Great question! Clean separation between Gemini Pro and the other answers
> However, a clever minority led by Gemini 3.1 Pro and Gemini 3 Pro argued that if the sign is legible from the other side, it must be intended to lead people into the current room to find the exit, making the inscribed corridor the one leading deeper into the dungeon.

This is quite impressive, really.

A dungeon with glass doors and emergency exit signs? In that case, I can imagine at least two alternative scenarios:

- "↑TIX∃" is not a mirror image of "EXIT", but some dwarven runes that mean something else entirely.

- The sign might be a ruse meant to lure you into a trap.

If you look at the detailed answers, some of the models have similar answers (e.g. Nemotron Nano 12B: "Suspicious of dungeon riddles, viewing the inscription as a potential trap or red herring."), but I'm not sure it's because they identified the word EXIT and thought it might be misleading, or because they didn't understand it...

Cool project! This is also extremely useful to compare model bias across the board. There are some disturbing trends on certain topics.
Love this. I asked about climate change cause that's been on my mind lately. Looks to be very split among the models.
great tool! I found it useful for challenging "lies my teacher told me".

It would be nice to support collections of claims, with a table of summaries. I would love to list out a few dozen phony concepts from school, and have a sharable chart of the rejections, that expand.

I really like the UI. It's nice to read the expanded results.

But how do you afford the tokens?

Great idea. I'd love for there to be an 'open ended answer' without giving multiple choice options. Like this they are not debating the question itself but the validity of the possible answers and the real answer to the question may not be contained within that set because the person asking is unaware of that option.
Hey just fyi the open question feature is now live. Also gave the UI a facelift. Any feedback welcome! Also got a custom domain for easy access: https://askroundtable.ai
Really cool! Surprising amount of value to seeing the models debate and disagree, I wish I had this at work to have models argue over whether the documentation they provided me are accurate.

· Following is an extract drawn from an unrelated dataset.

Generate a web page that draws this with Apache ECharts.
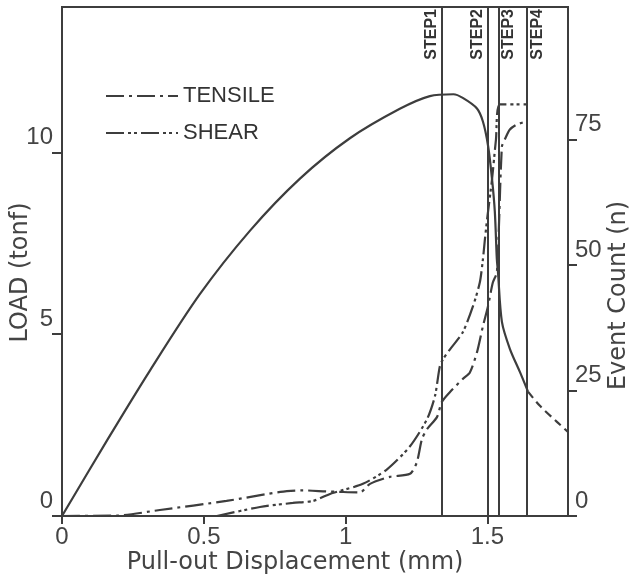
<!DOCTYPE html>
<html>
<head>
<meta charset="utf-8">
<script src="https://cdn.jsdelivr.net/npm/echarts@6/dist/echarts.min.js"></script>
<style>
html,body{margin:0;padding:0;background:#fff;}
#chart{width:634px;height:582px;}
</style>
</head>
<body>
<div id="chart"></div>
<script>
// Load curve (mm, tonf) - solid part
var loadSolid = [[0,0],[0.162,2.12],[0.31,4.0],[0.486,6.1],[0.663,7.85],[0.839,9.28],[1.015,10.39],[1.191,11.2],[1.297,11.55],[1.38,11.6],[1.413,11.5],[1.463,11.21],[1.484,10.85],[1.502,10.19],[1.516,9.28],[1.526,8.37],[1.533,7.08],[1.537,6.72],[1.551,5.34],[1.579,4.6],[1.614,3.97],[1.643,3.42]];
// Load curve - dashed continuation
var loadDashed = [[1.643,3.42],[1.685,3.03],[1.745,2.59],[1.784,2.31]];
// Event count (n) - TENSILE
var tensile = [[0,0],[0.2,0.1],[0.345,1.2],[0.58,3.0],[0.77,4.8],[0.85,5.1],[0.93,4.9],[0.98,4.8],[1.05,4.7],[1.086,6.4],[1.156,7.8],[1.227,8.4],[1.251,10.7],[1.269,15.3],[1.287,17.3],[1.322,19.7],[1.339,22.7],[1.368,24.7],[1.413,27.3],[1.438,28.6],[1.463,32.6],[1.484,37.8],[1.502,41.8],[1.519,46.5],[1.533,48.5],[1.540,57],[1.551,73.6],[1.561,75],[1.579,77],[1.604,78],[1.639,78.6]];
// Event count (n) - SHEAR
var shear = [[0.546,0],[0.698,1.8],[0.814,2.6],[0.885,3.0],[0.945,4.4],[0.98,5.0],[1.061,6.4],[1.146,9.3],[1.227,13.9],[1.287,19.3],[1.315,23.9],[1.332,29.8],[1.343,31.2],[1.368,33.2],[1.413,36.6],[1.449,41.8],[1.473,46.5],[1.484,51.1],[1.491,55.1],[1.50,59.7],[1.516,67],[1.530,75],[1.544,82],[1.639,82]];
// Step markers
var stepPositions = [1.336, 1.498, 1.544, 1.639];
var stepLabels = ['STEP1', 'STEP2', 'STEP3', 'STEP4'];
var seriesNames = ['TENSILE', 'SHEAR'];
// Tick values
var xTicks = [0, 0.5, 1, 1.5];
var loadTicks = [0, 5, 10];
var countTicks = [0, 25, 50, 75];

var ink = '#3d3d3d';
var chart = echarts.init(document.getElementById('chart'));
var option = {
  animation: false,
  backgroundColor: '#fff',
  grid: {left: 62, right: 66, top: 7, bottom: 66, containLabel: false, outerBoundsMode: 'none',
    show: true, borderColor: ink, borderWidth: 2, backgroundColor: 'transparent'},
  legend: {
    data: seriesNames,
    orient: 'vertical',
    left: 100, top: 80,
    itemWidth: 72, itemHeight: 4, itemGap: 15,
    itemStyle: {opacity: 0},
    textStyle: {fontSize: 22, color: '#333', fontFamily: 'Liberation Sans'}
  },
  xAxis: {
    type: 'value', min: 0, max: 1.784,
    name: 'Pull-out Displacement (mm)', nameLocation: 'middle', nameGap: 35, nameMoveOverlap: false,
    nameTextStyle: {fontSize: 24, color: '#444', fontFamily: 'DejaVu Sans', padding: [0, 40, 0, 0]},
    axisLine: {lineStyle: {color: ink, width: 2}},
    axisTick: {length: 8, customValues: xTicks, lineStyle: {color: ink, width: 2}},
    axisLabel: {fontSize: 24, color: '#444', fontFamily: 'Liberation Sans', margin: 9, customValues: xTicks},
    splitLine: {show: false}
  },
  yAxis: [{
    type: 'value', min: 0, max: 14, position: 'left',
    name: 'LOAD (tonf)', nameLocation: 'middle', nameGap: 29, nameRotate: 90, nameMoveOverlap: false,
    nameTextStyle: {fontSize: 24, color: '#444', fontFamily: 'DejaVu Sans', padding: [0, 22, 0, 0]},
    axisLine: {show: true, lineStyle: {color: ink, width: 2}},
    axisTick: {show: true, length: 10, customValues: loadTicks, lineStyle: {color: ink, width: 2}},
    axisLabel: {fontSize: 24, color: '#444', fontFamily: 'Liberation Sans', margin: 9, verticalAlign: 'bottom', padding: [0, 0, 3, 0], customValues: loadTicks},
    splitLine: {show: false}
  }, {
    type: 'value', min: 0, max: 101.4, position: 'right',
    name: 'Event Count (n)', nameLocation: 'middle', nameGap: 39, nameRotate: 90, nameMoveOverlap: false,
    nameTextStyle: {fontSize: 24, color: '#444', fontFamily: 'DejaVu Sans', padding: [0, 68, 0, 0]},
    axisLine: {show: true, lineStyle: {color: ink, width: 2}},
    axisTick: {show: true, length: 9, customValues: countTicks, lineStyle: {color: ink, width: 2}},
    axisLabel: {fontSize: 24, color: '#444', fontFamily: 'Liberation Sans', margin: 7, verticalAlign: 'bottom', padding: [0, 0, 3, 0], customValues: countTicks},
    splitLine: {show: false}
  }],
  series: [{
    name: 'LOAD', type: 'line', yAxisIndex: 0, data: loadSolid,
    showSymbol: false, symbol: 'none', smooth: 0.3,
    lineStyle: {color: ink, width: 2.2},
    markLine: {
      silent: true, symbol: 'none',
      lineStyle: {color: ink, width: 2, type: 'solid'},
      label: {show: true, position: 'insideEndTop', formatter: '{b}', fontSize: 16, fontWeight: 'bold', color: '#333', fontFamily: 'Liberation Sans', distance: 2},
      data: stepPositions.map(function (v, i) {
        return {xAxis: v, name: stepLabels[i], label: {position: i < 2 ? 'insideEndTop' : 'insideEndBottom'}};
      })
    }
  }, {
    name: 'LOAD-ext', type: 'line', yAxisIndex: 0, data: loadDashed,
    showSymbol: false, symbol: 'none', smooth: 0.3,
    lineStyle: {color: ink, width: 2.2, type: [8, 5]}
  }, {
    name: seriesNames[0], type: 'line', yAxisIndex: 1, data: tensile,
    showSymbol: false, symbol: 'none', smooth: 0.25,
    itemStyle: {color: ink},
    lineStyle: {color: ink, width: 2.2, type: [18, 5, 3, 5]}
  }, {
    name: seriesNames[1], type: 'line', yAxisIndex: 1, data: shear,
    showSymbol: false, symbol: 'none', smooth: 0.25,
    itemStyle: {color: ink},
    lineStyle: {color: ink, width: 2.2, type: [18, 4, 3, 3, 3, 4]}
  }]
};
chart.setOption(option);
</script>
</body>
</html>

I would like to see a devils advocate - it seems some of the models kind of repeat the same ideas rather than considering incorrect ideas.

Been enjoying playing with this.

It would be cool if the human user could be a participant in the debate, getting a vote and the chance to state their reasoning.

It would be amazing to be able to ask open-ended questions without having to specify the answers in advance.
reminds me of karpathy's LLM Council, I use variation of this in my workflow where I pass their opinions back and forth to various models until they achieve some sort of consensus
I used to copy and paste the same prompt into Obsidian every time, then run it on two or three different AI models to compare the results. It’s really interesting to have it turned into a website like this.
I think Stackoverflow.com should have pivoted to something similar. Let AIs both pose, answer and vote on questions and answers.